Higher fuel prices pressure profitability
1Q22 results reflected operational growth due to strong passenger demand, although with lower than expected margins. The solid financial balance stands out (3.0x ND/EBITDAR)
Volaris improved its 2022e guidance, but it also confirmed the expectation of higher profitability pressures. We will be looking carefully to current risks, specially oil prices evolution
Higher fuel expenses impact margins despite revenues recovery. Even though Volaris’ revenues and EBITDAR showed significant advances, both registered results below expectations, highlighting margins decrease. Available Seat Miles (ASMs) grew 49.8% y/y and total demand, measured in Revenue Passenger Miles (RPMs) rose 60.1% y/y, bringing the load factor to 83.5% (+5.4pp).
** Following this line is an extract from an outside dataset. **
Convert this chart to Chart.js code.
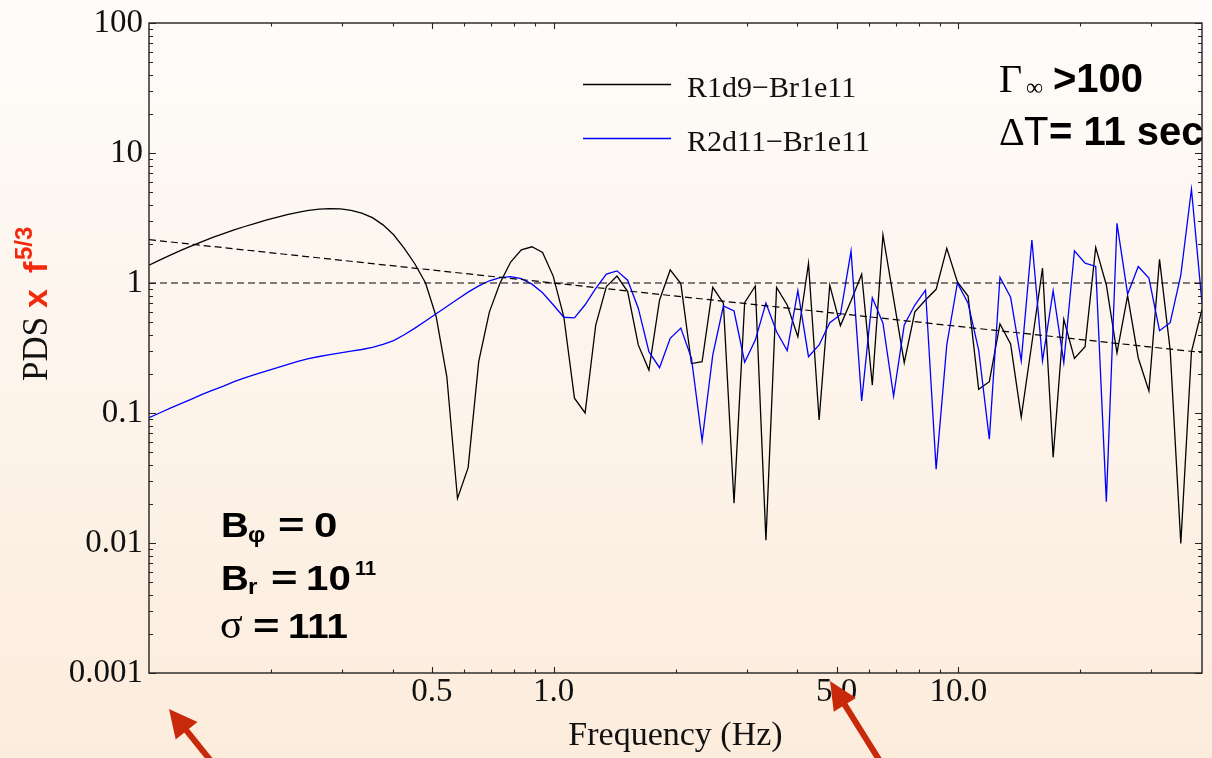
<!DOCTYPE html>
<html>
<head>
<meta charset="utf-8">
<script src="https://cdn.jsdelivr.net/npm/chart.js@4.4.1/dist/chart.umd.min.js"></script>
<style>
  html, body { margin: 0; padding: 0; background: #fdf4ea; }
  #wrap { width: 1212px; height: 758px; }
  canvas { display: block; }
</style>
</head>
<body>
<div id="wrap"><canvas id="pds" width="1212" height="758"></canvas></div>
<script>
// Frequency grid (Hz), log-spaced from 0.1 to 40
const frequencies = [
  0.1000, 0.1062, 0.1129, 0.1199, 0.1274, 0.1353, 0.1438, 0.1528, 0.1623, 0.1724,
  0.1832, 0.1946, 0.2067, 0.2196, 0.2333, 0.2479, 0.2634, 0.2798, 0.2973, 0.3158,
  0.3355, 0.3565, 0.3787, 0.4023, 0.4274, 0.4541, 0.4824, 0.5125, 0.5445, 0.5785,
  0.6146, 0.6529, 0.6937, 0.7370, 0.7829, 0.8318, 0.8837, 0.9388, 0.9972, 1.0594,
  1.1255, 1.1958, 1.2704, 1.3496, 1.4338, 1.5233, 1.6183, 1.7193, 1.8266, 1.9405,
  2.0616, 2.1903, 2.3269, 2.4721, 2.6264, 2.7903, 2.9644, 3.1494, 3.3459, 3.5547,
  3.7765, 4.0121, 4.2624, 4.5284, 4.8110, 5.1112, 5.4301, 5.7689, 6.1289, 6.5113,
  6.9176, 7.3492, 7.8078, 8.2950, 8.8126, 9.3625, 9.9465, 10.567, 11.226, 11.927,
  12.671, 13.462, 14.302, 15.194, 16.142, 17.149, 18.220, 19.357, 20.564, 21.847,
  23.210, 24.659, 26.197, 27.832, 29.569, 31.414, 33.374, 35.457, 37.669, 40.00
];

// PDS x f^(5/3), run R1d9-Br1e11
const pdsR1d9 = [
  1.37, 1.50, 1.64, 1.78, 1.93, 2.08, 2.24, 2.40, 2.56, 2.72,
  2.88, 3.04, 3.20, 3.36, 3.50, 3.62, 3.70, 3.74, 3.72, 3.62,
  3.45, 3.18, 2.80, 2.35, 1.85, 1.40, 1.00, 0.55, 0.19, 0.022,
  0.038, 0.25, 0.60, 1.00, 1.45, 1.80, 1.90, 1.72, 1.13, 0.55,
  0.13, 0.10, 0.475, 0.94, 1.13, 0.86, 0.334, 0.214, 0.74, 1.26,
  0.99, 0.24, 0.248, 0.926, 0.70, 0.0202, 0.705, 0.948, 0.0105, 0.926,
  0.677, 0.386, 1.417, 0.0883, 0.965, 0.47, 0.73, 1.17, 0.164, 2.34,
  0.757, 0.244, 0.60, 0.74, 0.894, 1.85, 1.02, 0.794, 0.152, 0.174,
  0.484, 0.34, 0.093, 0.344, 1.30, 0.0456, 0.526, 0.263, 0.324, 1.88,
  0.965, 0.29, 0.80, 0.265, 0.148, 1.52, 0.305, 0.0099, 0.296, 0.63
];

// PDS x f^(5/3), run R2d11-Br1e11
const pdsR2d11 = [
  0.092, 0.100, 0.109, 0.118, 0.128, 0.139, 0.150, 0.161, 0.174, 0.186,
  0.198, 0.210, 0.222, 0.236, 0.250, 0.262, 0.272, 0.281, 0.290, 0.299,
  0.308, 0.320, 0.337, 0.360, 0.40, 0.45, 0.51, 0.58, 0.66, 0.75,
  0.85, 0.95, 1.04, 1.10, 1.12, 1.08, 0.98, 0.84, 0.68, 0.545,
  0.54, 0.68, 0.91, 1.17, 1.24, 1.05, 0.64, 0.296, 0.223, 0.375,
  0.45, 0.263, 0.0612, 0.279, 0.665, 0.609, 0.246, 0.364, 0.70, 0.422,
  0.302, 0.873, 0.271, 0.334, 0.495, 0.57, 1.76, 0.124, 0.77, 0.49,
  0.135, 0.475, 0.677, 0.88, 0.037, 0.334, 1.00, 0.70, 0.305, 0.063,
  1.106, 0.776, 0.252, 2.14, 0.252, 0.873, 0.244, 1.77, 1.42, 1.34,
  0.0208, 2.88, 0.82, 1.34, 1.09, 0.43, 0.495, 1.15, 5.26, 0.70
];

// Reference lines: flat spectrum and f^(-1/3) slope
const refFreq = [0.1, 40];
const refFlat = [1, 1];
const refSlope = [2.154, 0.292];

// Axis ticks
const xMajorTicks = [0.5, 1, 5, 10];
const xTickLabels = ['0.5', '1.0', '5.0', '10.0'];
const xMinorTicks = [0.2, 0.3, 0.4, 0.6, 0.7, 0.8, 0.9, 2, 3, 4, 6, 7, 8, 9, 20, 30];
const yMajorTicks = [0.001, 0.01, 0.1, 1, 10, 100];
const yTickLabels = ['0.001', '0.01', '0.1', '1', '10', '100'];
const yMinorTicks = [
  0.002, 0.003, 0.004, 0.005, 0.006, 0.007, 0.008, 0.009,
  0.02, 0.03, 0.04, 0.05, 0.06, 0.07, 0.08, 0.09,
  0.2, 0.3, 0.4, 0.5, 0.6, 0.7, 0.8, 0.9,
  2, 3, 4, 5, 6, 7, 8, 9,
  20, 30, 40, 50, 60, 70, 80, 90
];

const SERIF = '"Liberation Serif", "Times New Roman", serif';
const SANS = '"Liberation Sans", Arial, sans-serif';
const RED = '#f3290b';

const toPoints = (xs, ys) => xs.map((x, i) => ({ x: x, y: ys[i] }));

// Page background: warm vertical wash
const backdrop = {
  id: 'backdrop',
  beforeDraw(chart) {
    const { ctx, width, height } = chart;
    const g = ctx.createLinearGradient(0, 0, 0, height);
    g.addColorStop(0, '#fefcfa');
    g.addColorStop(1, '#fcecdc');
    ctx.save();
    ctx.fillStyle = g;
    ctx.fillRect(0, 0, width, height);
    ctx.restore();
  }
};

// Text pieces, each with its own font, colour and optional horizontal stretch
function drawRuns(ctx, runs) {
  for (const r of runs) {
    ctx.save();
    ctx.font = r.font;
    ctx.fillStyle = r.color || '#000';
    ctx.translate(r.x, r.y);
    ctx.scale(r.sx || 1, 1);
    ctx.fillText(r.text, 0, 0);
    ctx.restore();
  }
}

function drawArrow(ctx, tipX, tipY, dx, dy, headLen, headHalf, shaftLen, width, color) {
  const n = Math.hypot(dx, dy); dx /= n; dy /= n;
  const bx = tipX + dx * headLen, by = tipY + dy * headLen;
  ctx.save();
  ctx.strokeStyle = color; ctx.fillStyle = color;
  ctx.lineWidth = width; ctx.lineCap = 'butt';
  ctx.beginPath();
  ctx.moveTo(bx - dx * 2, by - dy * 2);
  ctx.lineTo(tipX + dx * shaftLen, tipY + dy * shaftLen);
  ctx.stroke();
  ctx.beginPath();
  ctx.moveTo(tipX, tipY);
  ctx.lineTo(bx - dy * headHalf, by + dx * headHalf);
  ctx.lineTo(bx + dy * headHalf, by - dx * headHalf);
  ctx.closePath();
  ctx.fill();
  ctx.restore();
}

// Frame with inward ticks on all four sides, legend, labels and annotations
const decorations = {
  id: 'decorations',
  afterDraw(chart) {
    const { ctx, chartArea: a, scales: { x, y } } = chart;
    ctx.save();

    // frame
    ctx.strokeStyle = '#222';
    ctx.lineWidth = 1.4;
    ctx.strokeRect(a.left, a.top, a.right - a.left, a.bottom - a.top);

    // ticks
    ctx.lineWidth = 1.1;
    ctx.beginPath();
    const xTick = (v, len) => {
      const px = Math.round(x.getPixelForValue(v)) + 0.5;
      ctx.moveTo(px, a.bottom); ctx.lineTo(px, a.bottom - len);
      ctx.moveTo(px, a.top); ctx.lineTo(px, a.top + len);
    };
    const yTick = (v, len) => {
      const py = Math.round(y.getPixelForValue(v)) + 0.5;
      ctx.moveTo(a.left, py); ctx.lineTo(a.left + len, py);
      ctx.moveTo(a.right, py); ctx.lineTo(a.right - len, py);
    };
    xMajorTicks.forEach(v => xTick(v, 6));
    xMinorTicks.forEach(v => xTick(v, 3.5));
    yMajorTicks.forEach(v => yTick(v, 7));
    yMinorTicks.forEach(v => yTick(v, 4));
    ctx.stroke();

    // legend
    ctx.textBaseline = 'alphabetic';
    ctx.textAlign = 'left';
    const legendRows = [84, 138];
    chart.data.datasets.filter(d => d.inLegend).forEach((d, i) => {
      const ly = legendRows[i];
      ctx.strokeStyle = d.borderColor;
      ctx.lineWidth = 1.4;
      ctx.beginPath();
      ctx.moveTo(583, ly + 0.5); ctx.lineTo(671, ly + 0.5);
      ctx.stroke();
      ctx.font = '30px ' + SERIF;
      ctx.fillStyle = '#111';
      ctx.fillText(d.label, 687, ly + 12.5);
    });

    // y-axis title
    ctx.save();
    ctx.translate(47, 381);
    ctx.rotate(-Math.PI / 2);
    drawRuns(ctx, [
      { text: 'PDS', x: 0, y: 0, font: '35px ' + SERIF, color: '#111' },
      { text: 'x', x: 73, y: 0, font: 'bold 34px ' + SANS, color: RED },
      { text: 'f', x: 108, y: 0, font: 'bold 34px ' + SANS, color: RED },
      { text: '5/3', x: 121, y: -15, font: 'bold 24px ' + SANS, color: RED }
    ]);
    ctx.restore();

    // top-right annotation
    drawRuns(ctx, [
      { text: 'Γ', x: 999, y: 92, font: '40px ' + SERIF },
      { text: '∞', x: 1026, y: 95, font: '24px ' + SERIF },
      { text: '>100', x: 1053, y: 92, font: 'bold 40px ' + SANS },
      { text: 'Δ', x: 999, y: 145, font: '40px ' + SERIF },
      { text: 'T', x: 1024, y: 145, font: '40px ' + SANS },
      { text: '= 11 sec', x: 1049, y: 145, font: 'bold 40px ' + SANS }
    ]);

    // bottom-left annotation
    drawRuns(ctx, [
      { text: 'B', x: 221, y: 537, font: 'bold 35px ' + SANS, sx: 1.1 },
      { text: 'φ', x: 248, y: 542, font: 'bold 22px ' + SANS, sx: 1.1 },
      { text: '=', x: 278, y: 537, font: 'bold 35px ' + SANS, sx: 1.3 },
      { text: '0', x: 314, y: 537, font: 'bold 35px ' + SANS, sx: 1.2 },
      { text: 'B', x: 221, y: 590, font: 'bold 35px ' + SANS, sx: 1.1 },
      { text: 'r', x: 248, y: 594, font: 'bold 22px ' + SANS, sx: 1.1 },
      { text: '=', x: 271, y: 590, font: 'bold 35px ' + SANS, sx: 1.3 },
      { text: '10', x: 306, y: 590, font: 'bold 35px ' + SANS, sx: 1.15 },
      { text: '11', x: 355, y: 575, font: 'bold 20px ' + SANS },
      { text: 'σ', x: 220, y: 638, font: '42px ' + SERIF },
      { text: '=', x: 253, y: 638, font: 'bold 35px ' + SANS, sx: 1.3 },
      { text: '111', x: 288, y: 638, font: 'bold 35px ' + SANS, sx: 1.1 }
    ]);

    // pointer arrows
    drawArrow(ctx, 169, 709, 0.63, 0.78, 28, 14, 80, 6, '#c9290b');
    drawArrow(ctx, 830, 681, 0.53, 0.85, 28, 13, 100, 6, '#c9290b');

    ctx.restore();
  }
};

new Chart(document.getElementById('pds'), {
  type: 'line',
  data: {
    datasets: [
      {
        label: 'R1d9\u2212Br1e11', inLegend: true,
        data: toPoints(frequencies, pdsR1d9),
        borderColor: '#000000', borderWidth: 1.3, order: 3
      },
      {
        label: 'R2d11\u2212Br1e11', inLegend: true,
        data: toPoints(frequencies, pdsR2d11),
        borderColor: '#0000ff', borderWidth: 1.3, order: 2
      },
      {
        label: 'flat', inLegend: false,
        data: toPoints(refFreq, refFlat),
        borderColor: '#000000', borderWidth: 1.2, borderDash: [7, 4], order: 1
      },
      {
        label: 'slope', inLegend: false,
        data: toPoints(refFreq, refSlope),
        borderColor: '#000000', borderWidth: 1.2, borderDash: [7, 4], order: 1
      }
    ]
  },
  options: {
    responsive: false,
    animation: false,
    devicePixelRatio: 1,
    layout: { padding: { left: 0, top: 23, right: 10, bottom: 0 } },
    elements: { point: { radius: 0, hoverRadius: 0 }, line: { tension: 0, fill: false } },
    plugins: { legend: { display: false }, tooltip: { enabled: false } },
    events: [],
    scales: {
      x: {
        type: 'logarithmic', position: 'bottom', min: 0.1, max: 40,
        grid: { display: false, drawTicks: false },
        border: { display: false },
        afterBuildTicks: s => { s.ticks = xMajorTicks.map(v => ({ value: v })); },
        afterFit: s => { s.height = 85; },
        ticks: {
          autoSkip: false, maxRotation: 0, minRotation: 0, padding: 3, color: '#111',
          font: { family: SERIF, size: 33, lineHeight: 1 },
          callback: (v, i) => xTickLabels[i]
        },
        title: {
          display: true, text: 'Frequency (Hz)', color: '#111',
          font: { family: SERIF, size: 34, lineHeight: 1 },
          padding: { top: 0, bottom: 5 }
        }
      },
      y: {
        type: 'logarithmic', position: 'left', min: 0.001, max: 100,
        grid: { display: false, drawTicks: false },
        border: { display: false },
        afterBuildTicks: s => { s.ticks = yMajorTicks.map(v => ({ value: v })); },
        afterFit: s => { s.width = 149; },
        ticks: {
          autoSkip: false, padding: 6, color: '#111',
          font: { family: SERIF, size: 33, lineHeight: 1 },
          callback: (v, i) => yTickLabels[i]
        }
      }
    }
  },
  plugins: [backdrop, decorations]
});
</script>
</body>
</html>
Thus, the annual growth in total passenger of 63.6%, coupled with higher average fare base (+24%), offset the 7% decreased in ancillary revenue per passenger, which led to a total revenue increase of 80.0% y/y. In turn, operating expenses per available seat mile (CASM) rose 13% due to higher fuel costs (+64% y/y per gallon), resulting in a lower advance in EBITDAR of 51.6% y/y to $97 million (+21% vs 1Q19), with a margin of 17.0% (-3.2pp). It is worth noting that the company continued with cost discipline, recording an 8% reduction in CASM ex-fuel. Incorporating the figures, FV/EBITDAR multiple decreased from 5.6x to 5.4x. Positive growth prospects, but with greater pressures on margins. The airline raised its revenue estimate to $2.8-$3.0 billion (vs $2.6-$2.8 billion previous), which supports our outlook that the company will continue being one of the most benefited in the sector’s recovery. However, Volaris expect an EBITDAR margin in high twenties, confirming the higher cost expectations due to fuel prices increase which we will be incorporating to our estimates.